● Do this
All lines in the data bearing the string "matplotlib" should be identified and copied.

● Data
====
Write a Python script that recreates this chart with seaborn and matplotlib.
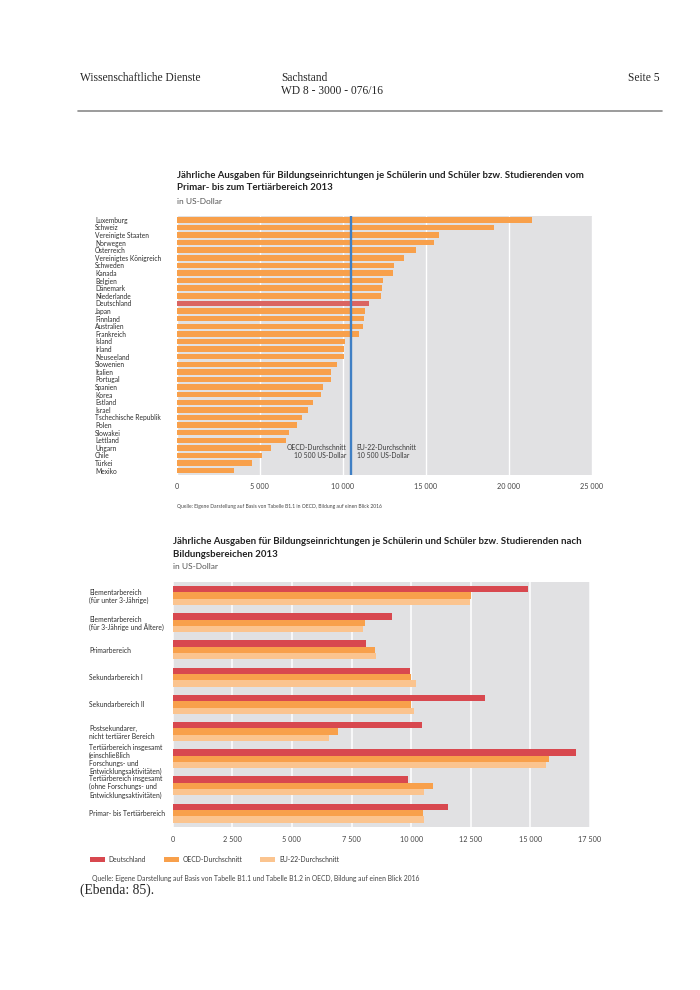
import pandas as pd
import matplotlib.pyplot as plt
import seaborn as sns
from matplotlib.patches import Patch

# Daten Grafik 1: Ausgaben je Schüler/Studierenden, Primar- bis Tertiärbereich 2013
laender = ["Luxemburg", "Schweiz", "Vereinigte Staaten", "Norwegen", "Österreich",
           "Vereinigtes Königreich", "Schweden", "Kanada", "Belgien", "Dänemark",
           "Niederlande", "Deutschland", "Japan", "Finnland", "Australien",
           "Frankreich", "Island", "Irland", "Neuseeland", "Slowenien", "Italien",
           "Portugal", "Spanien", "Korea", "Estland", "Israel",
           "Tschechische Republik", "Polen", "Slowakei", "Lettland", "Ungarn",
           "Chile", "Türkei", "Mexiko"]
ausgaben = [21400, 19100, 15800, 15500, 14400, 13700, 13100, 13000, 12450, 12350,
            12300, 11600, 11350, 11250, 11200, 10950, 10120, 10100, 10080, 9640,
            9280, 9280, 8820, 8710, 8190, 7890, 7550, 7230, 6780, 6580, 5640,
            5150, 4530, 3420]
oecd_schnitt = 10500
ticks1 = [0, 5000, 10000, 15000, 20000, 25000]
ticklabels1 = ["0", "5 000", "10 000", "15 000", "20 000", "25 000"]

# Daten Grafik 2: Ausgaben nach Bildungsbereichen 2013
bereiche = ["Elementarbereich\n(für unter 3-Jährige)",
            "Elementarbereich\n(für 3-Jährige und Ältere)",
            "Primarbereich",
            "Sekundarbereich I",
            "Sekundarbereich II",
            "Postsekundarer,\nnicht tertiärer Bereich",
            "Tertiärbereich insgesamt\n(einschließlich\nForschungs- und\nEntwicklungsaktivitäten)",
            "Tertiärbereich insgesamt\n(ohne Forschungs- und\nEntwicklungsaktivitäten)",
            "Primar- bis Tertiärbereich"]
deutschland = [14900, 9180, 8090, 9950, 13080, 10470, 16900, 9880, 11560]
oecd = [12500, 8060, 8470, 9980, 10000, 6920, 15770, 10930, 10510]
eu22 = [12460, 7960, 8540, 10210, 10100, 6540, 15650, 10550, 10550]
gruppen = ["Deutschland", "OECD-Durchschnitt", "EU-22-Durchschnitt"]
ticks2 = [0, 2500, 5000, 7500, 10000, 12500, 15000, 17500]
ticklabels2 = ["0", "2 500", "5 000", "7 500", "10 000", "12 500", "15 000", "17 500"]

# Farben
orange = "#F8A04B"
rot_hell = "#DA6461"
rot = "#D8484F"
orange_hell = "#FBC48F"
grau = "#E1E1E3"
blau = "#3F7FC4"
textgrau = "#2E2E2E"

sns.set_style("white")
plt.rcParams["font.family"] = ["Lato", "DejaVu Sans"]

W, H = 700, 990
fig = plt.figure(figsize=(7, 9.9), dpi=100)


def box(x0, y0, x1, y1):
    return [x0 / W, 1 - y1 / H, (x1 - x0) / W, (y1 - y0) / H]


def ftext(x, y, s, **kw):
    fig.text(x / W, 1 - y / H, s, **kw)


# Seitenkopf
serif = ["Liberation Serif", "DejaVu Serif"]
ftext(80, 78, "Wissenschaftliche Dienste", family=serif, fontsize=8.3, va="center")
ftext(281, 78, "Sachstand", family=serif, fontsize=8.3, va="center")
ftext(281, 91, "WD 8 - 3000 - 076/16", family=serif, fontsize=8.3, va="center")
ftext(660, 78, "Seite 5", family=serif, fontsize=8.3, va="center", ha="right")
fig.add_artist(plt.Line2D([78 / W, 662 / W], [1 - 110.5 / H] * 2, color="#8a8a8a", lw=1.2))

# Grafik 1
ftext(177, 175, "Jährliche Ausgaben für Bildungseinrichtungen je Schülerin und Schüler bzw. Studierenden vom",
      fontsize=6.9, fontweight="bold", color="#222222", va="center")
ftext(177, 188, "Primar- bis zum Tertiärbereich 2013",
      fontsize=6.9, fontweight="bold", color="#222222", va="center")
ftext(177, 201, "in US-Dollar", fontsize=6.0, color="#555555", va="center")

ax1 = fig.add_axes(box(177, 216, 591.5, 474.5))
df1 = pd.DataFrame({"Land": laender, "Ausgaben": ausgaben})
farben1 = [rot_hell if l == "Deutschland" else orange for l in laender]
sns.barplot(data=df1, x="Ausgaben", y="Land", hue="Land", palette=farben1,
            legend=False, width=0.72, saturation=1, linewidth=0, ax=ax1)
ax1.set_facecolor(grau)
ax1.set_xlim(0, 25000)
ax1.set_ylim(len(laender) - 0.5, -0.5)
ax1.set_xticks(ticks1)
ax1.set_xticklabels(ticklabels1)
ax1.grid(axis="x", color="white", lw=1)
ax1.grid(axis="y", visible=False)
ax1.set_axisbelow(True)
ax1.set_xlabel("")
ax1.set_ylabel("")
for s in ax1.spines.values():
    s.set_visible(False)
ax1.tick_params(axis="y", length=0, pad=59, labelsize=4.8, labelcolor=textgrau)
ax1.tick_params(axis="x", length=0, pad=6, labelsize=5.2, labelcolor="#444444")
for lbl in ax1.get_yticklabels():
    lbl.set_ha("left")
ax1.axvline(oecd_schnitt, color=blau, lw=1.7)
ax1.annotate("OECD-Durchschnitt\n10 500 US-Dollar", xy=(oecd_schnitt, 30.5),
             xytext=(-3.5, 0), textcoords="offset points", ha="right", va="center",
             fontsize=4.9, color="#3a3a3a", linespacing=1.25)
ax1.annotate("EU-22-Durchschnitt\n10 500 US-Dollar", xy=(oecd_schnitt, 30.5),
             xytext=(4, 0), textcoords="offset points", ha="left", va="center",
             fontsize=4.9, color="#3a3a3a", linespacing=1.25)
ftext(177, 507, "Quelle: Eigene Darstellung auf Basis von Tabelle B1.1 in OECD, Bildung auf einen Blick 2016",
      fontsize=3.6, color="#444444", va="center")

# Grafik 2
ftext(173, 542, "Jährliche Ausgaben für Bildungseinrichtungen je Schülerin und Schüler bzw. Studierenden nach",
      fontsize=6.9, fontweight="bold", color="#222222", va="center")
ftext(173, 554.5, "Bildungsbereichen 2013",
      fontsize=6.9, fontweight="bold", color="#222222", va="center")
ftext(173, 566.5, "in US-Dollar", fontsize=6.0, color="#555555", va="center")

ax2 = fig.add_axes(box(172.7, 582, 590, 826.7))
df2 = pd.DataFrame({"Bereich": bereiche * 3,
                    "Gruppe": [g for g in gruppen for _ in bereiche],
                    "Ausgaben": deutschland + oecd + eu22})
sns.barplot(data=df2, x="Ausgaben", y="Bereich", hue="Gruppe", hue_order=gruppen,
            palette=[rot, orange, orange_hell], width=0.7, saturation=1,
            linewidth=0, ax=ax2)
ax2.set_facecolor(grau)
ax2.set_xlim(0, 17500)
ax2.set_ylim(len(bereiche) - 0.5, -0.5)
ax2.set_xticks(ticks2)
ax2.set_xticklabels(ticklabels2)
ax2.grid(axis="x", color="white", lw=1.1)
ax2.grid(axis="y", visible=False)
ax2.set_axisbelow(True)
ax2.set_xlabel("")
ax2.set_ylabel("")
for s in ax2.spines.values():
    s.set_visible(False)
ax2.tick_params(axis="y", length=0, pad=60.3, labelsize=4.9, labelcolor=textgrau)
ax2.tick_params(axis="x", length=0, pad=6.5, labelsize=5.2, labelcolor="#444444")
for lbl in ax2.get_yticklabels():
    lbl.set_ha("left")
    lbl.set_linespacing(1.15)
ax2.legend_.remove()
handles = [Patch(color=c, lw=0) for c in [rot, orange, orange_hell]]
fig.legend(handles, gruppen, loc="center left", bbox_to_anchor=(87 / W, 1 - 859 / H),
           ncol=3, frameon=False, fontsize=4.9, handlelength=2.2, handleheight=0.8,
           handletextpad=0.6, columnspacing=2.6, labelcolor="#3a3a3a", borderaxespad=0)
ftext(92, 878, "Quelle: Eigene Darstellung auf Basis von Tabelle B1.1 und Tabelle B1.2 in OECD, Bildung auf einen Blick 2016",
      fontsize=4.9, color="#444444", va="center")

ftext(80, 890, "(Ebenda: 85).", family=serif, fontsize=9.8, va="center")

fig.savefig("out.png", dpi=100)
====
● Exercise result
Write a Python script that recreates this chart with seaborn and matplotlib.
import matplotlib.pyplot as plt
from matplotlib.patches import Patch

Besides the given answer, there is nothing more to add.